The Isaac Brock Society revealed this plan on March 9, 2012:
Recent summit talks between the Finance Minister of Canada and the Commissioner of the IRS, to determine how to overcome incompatible tax systems, has resulted in a suggestion about how to revamp the United States and Canada tax treaty. The two parties propose to merge the Internal Revenue Service of the United States and the Canada Revenue Agency, on or before January 1, 2013. The proposal is subject to approval by Congress.
IRS Commissioner Douglas Shulman made the announcement in Washington over a hand shake with Minister Jim Flaherty. Shulman was the butt of immediate criticism for the proposal to move the headquarters of the newly amalgamated tax collection entity to Canada. “I don’t see a problem with it,” said Schulman, “The Canadians proposed Downsview Airport–Hell, they insisted. And what is more they are giving the land away for free, they plan to pay for the new buildings, and they will cover the salaries of 1,000 new special enforcement agents, who will be equipped with bullet proof-vests, assault rifles, and sidearms. Toronto’s central location will make the collection of taxes far easier than Washington DC which is located on the East Coast and thousands of miles from taxpayers in Alaska and Yukon. Moving to Toronto will move our enforcement abilities that much closer to all taxpayers.” Downsview is currently a military installation. Most Canadians do not think that Canada needs a military, and so Downsview Airport is really no longer serving any useful purpose.

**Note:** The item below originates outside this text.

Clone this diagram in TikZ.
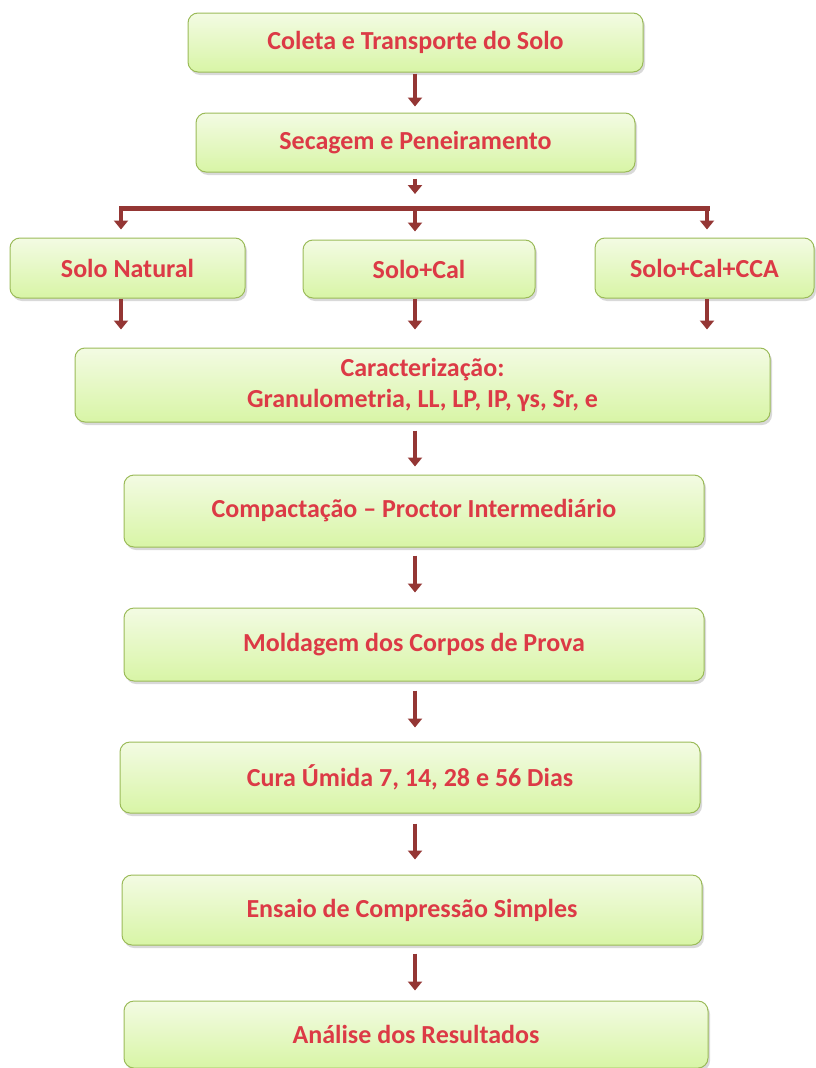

Jim Flaherty, for his part, said that the government of Canada is mainly trying to create efficiencies. He pointed out that US expats in Canada had to file two returns with contradictory rules and tax breaks and in addition, all their Canadian bank accounts were treated as foreign accounts, concerning which the United States required the taxpayer to file a FBAR (Foreign Bank Account Report). Now, everyone in North America has to file only a single return to the new UNIRNASS (United National and Internal Revenue of North America Service Station) at Downsview. Furthermore, Canadian Americans can dispense with filing FBARs since all the banks in Canada will be reporting to UNIRNASS, and therefore all Canadian accounts would be henceforth treated as domestic according to the U.S. tax code.
Flaherty added that the proposal was similar to the HST, which amalgamates provincial sales tax with the federal GST, making for a more efficient collection system by eliminating all kinds of duplication. Now UNIRNASS will collect for two countries, creating the largest single tax region since the time of Genghis Khan.
Schulman seemed particularly pleased that the UNIRNASS at Downsview will come equipped with an enforcement wing, help lines for confused taxpayers not used to the new harmonized income taxes, and even a walk-in centre where people can hand over their money in person.